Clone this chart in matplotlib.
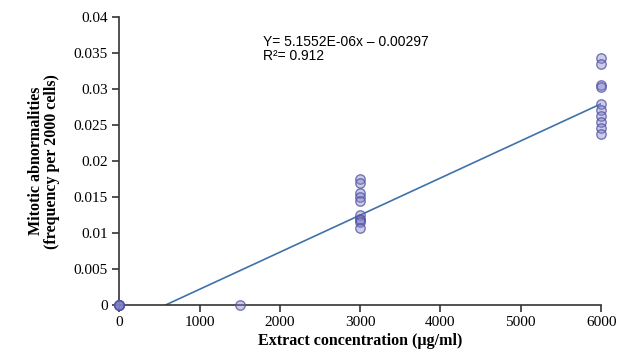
import matplotlib as mpl
mpl.use('Agg')

import numpy as np
import matplotlib.pyplot as plt

# data
conc_0 = [0, 0, 0, 0, 0]
abn_0 = [0, 0, 0, 0, 0]
conc_1500 = [1500]
abn_1500 = [0]
conc_3000 = [3000, 3000, 3000, 3000, 3000, 3000, 3000, 3000, 3000, 3000]
abn_3000 = [0.0175, 0.017, 0.0155, 0.015, 0.0145, 0.0125, 0.012, 0.0118, 0.0115, 0.0107]
conc_6000 = [6000, 6000, 6000, 6000, 6000, 6000, 6000, 6000, 6000, 6000]
abn_6000 = [0.0343, 0.0335, 0.0305, 0.0303, 0.0279, 0.0271, 0.0262, 0.0254, 0.0246, 0.0238]

slope = 5.1552e-06
intercept = -0.00297
r2 = 0.912

xticks = [0, 1000, 2000, 3000, 4000, 5000, 6000]
yticks = [0, 0.005, 0.01, 0.015, 0.02, 0.025, 0.03, 0.035, 0.04]
ytick_labels = ['0', '0.005', '0.01', '0.015', '0.02', '0.025', '0.03', '0.035', '0.04']

serif = ['Liberation Serif', 'DejaVu Serif']
sans = ['Liberation Sans', 'DejaVu Sans']

fig = plt.figure(figsize=(6.21, 3.64), dpi=100)
ax = fig.add_axes([0.192, 0.162, 0.776, 0.791])

xs = np.concatenate([conc_0, conc_1500, conc_3000, conc_6000])
ys = np.concatenate([abn_0, abn_1500, abn_3000, abn_6000])

# trend line, only where it is above zero
x0 = -intercept / slope
xl = np.array([x0, 6000])
ax.plot(xl, slope * xl + intercept, color='#3f72a8', lw=1.2, zorder=2)

ax.scatter(xs, ys, s=46, facecolor=(0.50, 0.50, 0.80, 0.40),
           edgecolor=(0.32, 0.32, 0.62, 0.75), linewidth=1.0, zorder=3, clip_on=False)

ax.set_xlim(0, 6000)
ax.set_ylim(0, 0.04)
ax.set_xticks(xticks)
ax.set_yticks(yticks)
ax.set_yticklabels(ytick_labels)

for s in ['top', 'right']:
    ax.spines[s].set_visible(False)
for s in ['left', 'bottom']:
    ax.spines[s].set_linewidth(1.2)
    ax.spines[s].set_color('#333333')

ax.tick_params(direction='out', length=5, width=1.2, color='#333333',
               labelsize=11, pad=3)
for lab in ax.get_xticklabels() + ax.get_yticklabels():
    lab.set_family(serif)

ax.set_xlabel('Extract concentration (µg/ml)', family=serif, fontsize=11.5,
              fontweight='bold', labelpad=3)
ax.set_ylabel('Mitotic abnormalities\n(frequency per 2000 cells)', family=serif,
              fontsize=11.5, fontweight='bold', labelpad=10, linespacing=1.0)

ax.text(1790, 0.0375, 'Y= %.4fE-06x \u2013 %.5f\nR\u00b2= %.3f' % (slope * 1e6, -intercept, r2),
        family=sans, fontsize=10, va='top', ha='left', linespacing=1.0)

plt.savefig('out.png', dpi=100)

[SET EXERCISE] Reproduce the material word for word, minus the images.

[ANSWER FOR THIS EXERCISE]
Clone this chart in matplotlib.
import matplotlib as mpl
mpl.use('Agg')

import numpy as np
import matplotlib.pyplot as plt

# data
conc_0 = [0, 0, 0, 0, 0]
abn_0 = [0, 0, 0, 0, 0]
conc_1500 = [1500]
abn_1500 = [0]
conc_3000 = [3000, 3000, 3000, 3000, 3000, 3000, 3000, 3000, 3000, 3000]
abn_3000 = [0.0175, 0.017, 0.0155, 0.015, 0.0145, 0.0125, 0.012, 0.0118, 0.0115, 0.0107]
conc_6000 = [6000, 6000, 6000, 6000, 6000, 6000, 6000, 6000, 6000, 6000]
abn_6000 = [0.0343, 0.0335, 0.0305, 0.0303, 0.0279, 0.0271, 0.0262, 0.0254, 0.0246, 0.0238]

slope = 5.1552e-06
intercept = -0.00297
r2 = 0.912

xticks = [0, 1000, 2000, 3000, 4000, 5000, 6000]
yticks = [0, 0.005, 0.01, 0.015, 0.02, 0.025, 0.03, 0.035, 0.04]
ytick_labels = ['0', '0.005', '0.01', '0.015', '0.02', '0.025', '0.03', '0.035', '0.04']

serif = ['Liberation Serif', 'DejaVu Serif']
sans = ['Liberation Sans', 'DejaVu Sans']

fig = plt.figure(figsize=(6.21, 3.64), dpi=100)
ax = fig.add_axes([0.192, 0.162, 0.776, 0.791])

xs = np.concatenate([conc_0, conc_1500, conc_3000, conc_6000])
ys = np.concatenate([abn_0, abn_1500, abn_3000, abn_6000])

# trend line, only where it is above zero
x0 = -intercept / slope
xl = np.array([x0, 6000])
ax.plot(xl, slope * xl + intercept, color='#3f72a8', lw=1.2, zorder=2)

ax.scatter(xs, ys, s=46, facecolor=(0.50, 0.50, 0.80, 0.40),
           edgecolor=(0.32, 0.32, 0.62, 0.75), linewidth=1.0, zorder=3, clip_on=False)

ax.set_xlim(0, 6000)
ax.set_ylim(0, 0.04)
ax.set_xticks(xticks)
ax.set_yticks(yticks)
ax.set_yticklabels(ytick_labels)

for s in ['top', 'right']:
    ax.spines[s].set_visible(False)
for s in ['left', 'bottom']:
    ax.spines[s].set_linewidth(1.2)
    ax.spines[s].set_color('#333333')

ax.tick_params(direction='out', length=5, width=1.2, color='#333333',
               labelsize=11, pad=3)
for lab in ax.get_xticklabels() + ax.get_yticklabels():
    lab.set_family(serif)

ax.set_xlabel('Extract concentration (µg/ml)', family=serif, fontsize=11.5,
              fontweight='bold', labelpad=3)
ax.set_ylabel('Mitotic abnormalities\n(frequency per 2000 cells)', family=serif,
              fontsize=11.5, fontweight='bold', labelpad=10, linespacing=1.0)

ax.text(1790, 0.0375, 'Y= %.4fE-06x \u2013 %.5f\nR\u00b2= %.3f' % (slope * 1e6, -intercept, r2),
        family=sans, fontsize=10, va='top', ha='left', linespacing=1.0)

plt.savefig('out.png', dpi=100)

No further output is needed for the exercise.